GREEN-EYED BLONDE, THE
(director: Bernard Girard; screenwriters: Dalton Trumbo/Sally Stubblefield; cinematographer: Edward Fitzgerald; editor: Thomas Reilly; music: Leith Sevens; cast: Susan Oliver (greeneyes), Linda Plowman (Betty Abel), Beverly Long (Ouise), Norma Jean Nillson (Cuckoo), Tommie Moore (Trixie Budlong), Roy Glenn (Mr. Budlong), Carla Merey (Joyce), Sally Brophy (Margaret Wilson), Betty Lou Gerson (Mrs.Feruson), Margarot Brayton (Mrs. Adams), Ann Barton (Sal), Juanita Moore (Miss Randall), Olive Blakeney (Miss Vandingham), Raymond Foster (Clift Munster), Jean Inness (Mrs. Nichols), Tom Greenway (Ed), Evelyn Scott (Helen); Runtime: 76; MPAA Rating: NR; producers: Martin Melcher/Sally Stubblefield; Warner Bros. Pictures; 1957-B/W)
“A poorly done exploitation prison drama.”
Reviewed by Dennis Schwartz
This was the only film produced by Martin Melcher in which his wife, Doris Day, did not perform. It’s a poorly done exploitation prison drama directed by Bernard Girard(“Gone With The West”/”A Name for Evil”) and written by the HUAC blacklisted Dalton Trumbo, who was accused of being a commie lover. Though Sally Stubblefield came up with the story concept, the story was written by Trumbo.

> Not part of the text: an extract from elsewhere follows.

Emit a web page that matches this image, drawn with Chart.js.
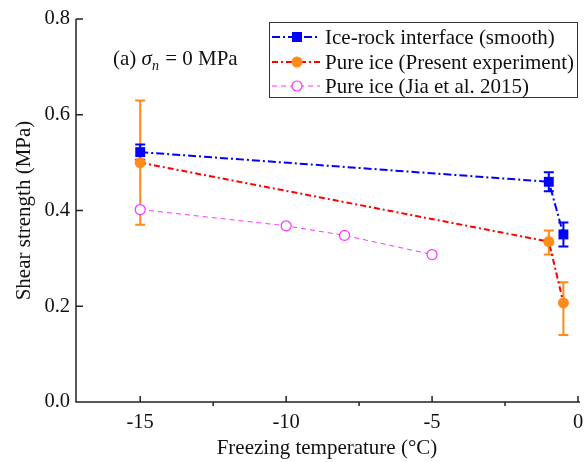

At the Martha Washington School for Girls, a juvenile institute in Southern California, girl inmates unite over a problem one of them faces. The reform school is run by the heartless 23 year serving administrator, Mrs. Nichols (Jean Inness), who could care less for the girls.
The star is not the Greeneyes girl of the title but the unwed teen mother of a 2-year-old, Betsy (Linda Plowman), secretly knocked-up by her detestable mom’s (Ann Barton) amoral boyfriend Ed (Tom Greenway). When she refuses to name the baby’s father, and hides the baby, she’s jailed. In the same jail is the one called Greeneyes (Susan Oliver) who bonds with her. The awful title song refers to her. Other female cons bonding with Betsy include the mentally ill Cuckoo (Norma Jean Nilsson).
When Greeneyes doesn’t tell the authorities where Betsy hid her baby, the guards find the infant and greeneyes has additional time tacked onto her sentence. Unable to deal with that, she escapes when her drug addict boyfriend (Ray Foster) steals a car and gets involved in a police chase that turns tragic.
We’re left with the impression that reform school is about punishment and not reforming the teen female prisoners.
To say the film was poorly directed would be an understatement.